Bang Restaurant Merrion Row, Dublin 2.
11 Merrion Row, Dublin 2.
Bang was around for 10 years, always full and a Mecca for the bright young things of Celtic Tiger Ireland. A perfect storm of events sent it spiralling into receivership last year, but it has now re-opened by a consortium which includes brother and sister, Anne and Joe Barrett and businessman and Dragon's Den investor Bobby Kerr. Bang was always a very good restaurant, in addition to being a cool spot to hang, and the new team had a certain standard to live up to, so there was a certain expectation involved in returning.
The first thing I noticed was that there's a lot more room now between the tables. I always enjoyed the food in Bang under the old management, but I always felt crowded. It's under new management since the Stokes twins left, so I'd come to see how the change of ownership had affected one of the city centre's better-known estaminets.
A first glance at the menu showed me that they've pitched the prices in the upper mid-range. It's been a while since I've seen starters going over €10 and mains well into the upper €20 range. There are compensations: as I said, there's more room and the welcome and service is also well above average. All that was needed now was good food to back up the prices.

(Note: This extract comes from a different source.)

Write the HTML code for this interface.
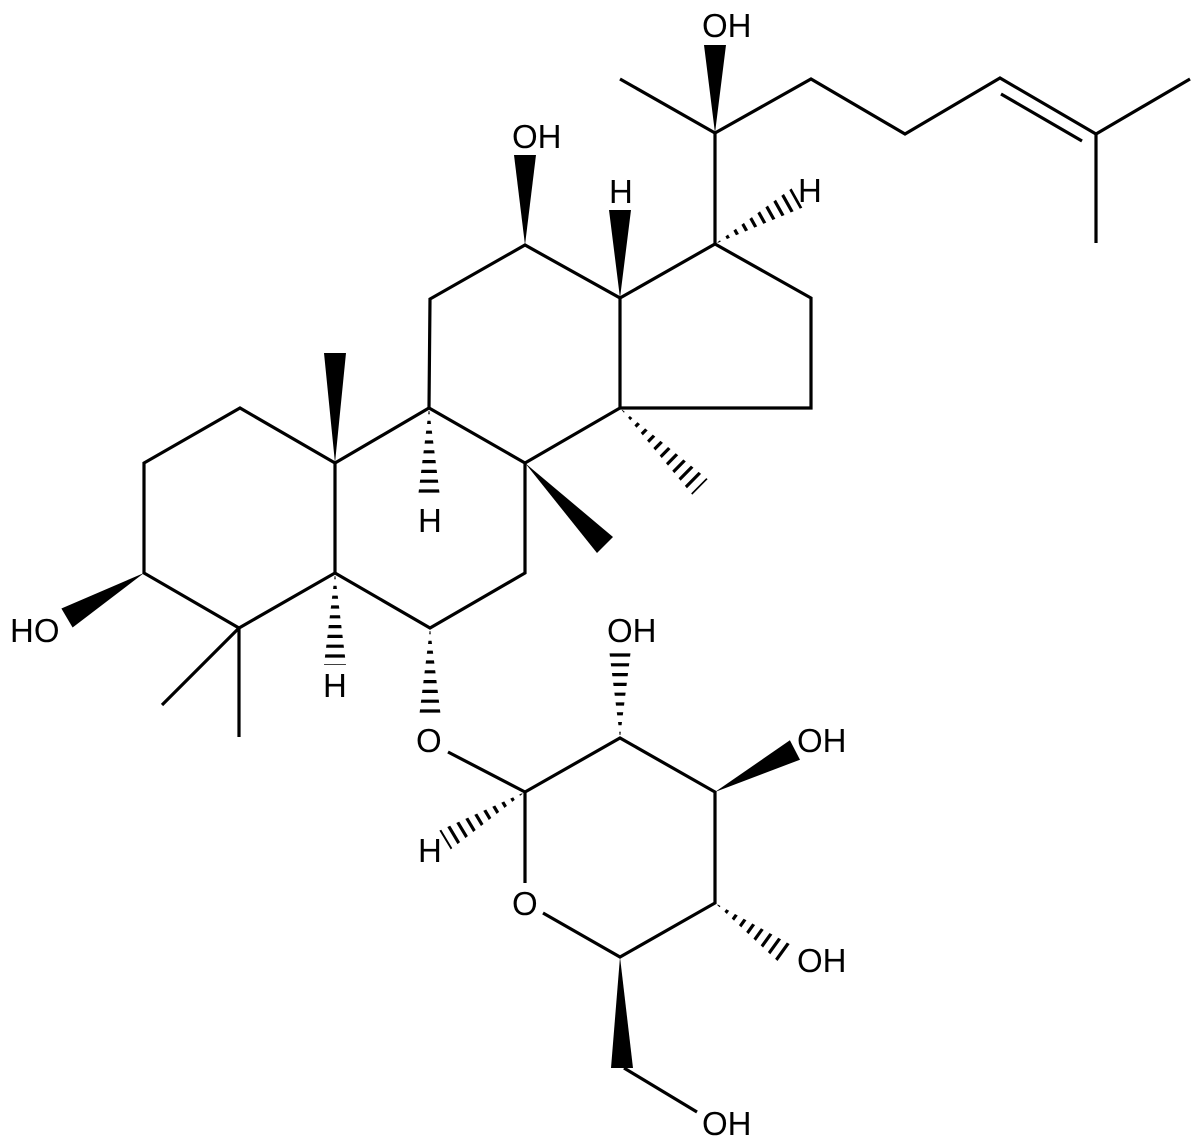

The wine list isn't very long -- about 50 wines are listed and, again, at first glance the prices seemed pitched slightly above normal. This time the pay-off was a good sommelier, who seemed to know the list well. Since I was only going to drink one glass of wine, I was limited to wines by the glass, but there were about a dozen of them. I settled on an Italian Ripasso from the Valpolicella by Zeni at €8. It was a fine, deep-coloured and dense red, with loads of dark fruit and a long finish -- perfect for my main-course choice.
For once, there was only one menu to look at -- no early bird, no set dinner, no table d'hôte, just the à la carte. It had some interesting-looking dishes on it: a stone crab lasagna; veal sweetbreads, and a real buffalo mozzarella salad among the starters, and hot-smoked venison loin was one of the main courses. I love veal sweetbreads and venison too, if it's well prepared, so I ordered those two dishes.
With no one to make conversation with, I had plenty of time to look around me. What surprised me was seeing a Dragon serving tables, running up and down stairs and generally being very busy. Not the fire-breathing variety, rather the Den variety in the shape of Bobby Kerr, proving that even investing Dragons can muck in with the rest of them. I learned later that he is one of the owners.
My starter arrived, and I have to say it looked very pretty on the plate. The presentation was almost art, but I felt that three bite-sized pieces of sweetbreads was just a little exiguous. No matter, the sweetbreads bites were cooked perfectly and were nicely flavoured. It took me just a few moments to finish them off and I was ready for the next course.
It's not often that I get very enthused about a particular dish, but the loin of venison placed before me was worthy of a great deal of enthusiasm. It was cooked medium-rare, it was superbly tender, but the flavours!
Ah, the flavours. Just a hint of juniper berry gave the loin all of those wintry tastes that, like a Proustian moment, brought memories flooding back. A cauliflower purée, and a tiny leek and onion completed the picture. Elegantly presented food, and brimming with flavour.
Along with this dish, the Ripasso from the Veneto made a fine accompaniment, the full flavours of the wine matching the autumnal flavours of the venison.
Normally, two cour-ses is when I call a halt, but I was aware that a review of just two dishes was a little light, so I decided on a dessert. I chose the mango mousse, which finished my meal off very nicely, the balance between sweetness and acidity was delicately judged. An espresso rounded off what had been a good meal, with excellent service in a pleasing dining room.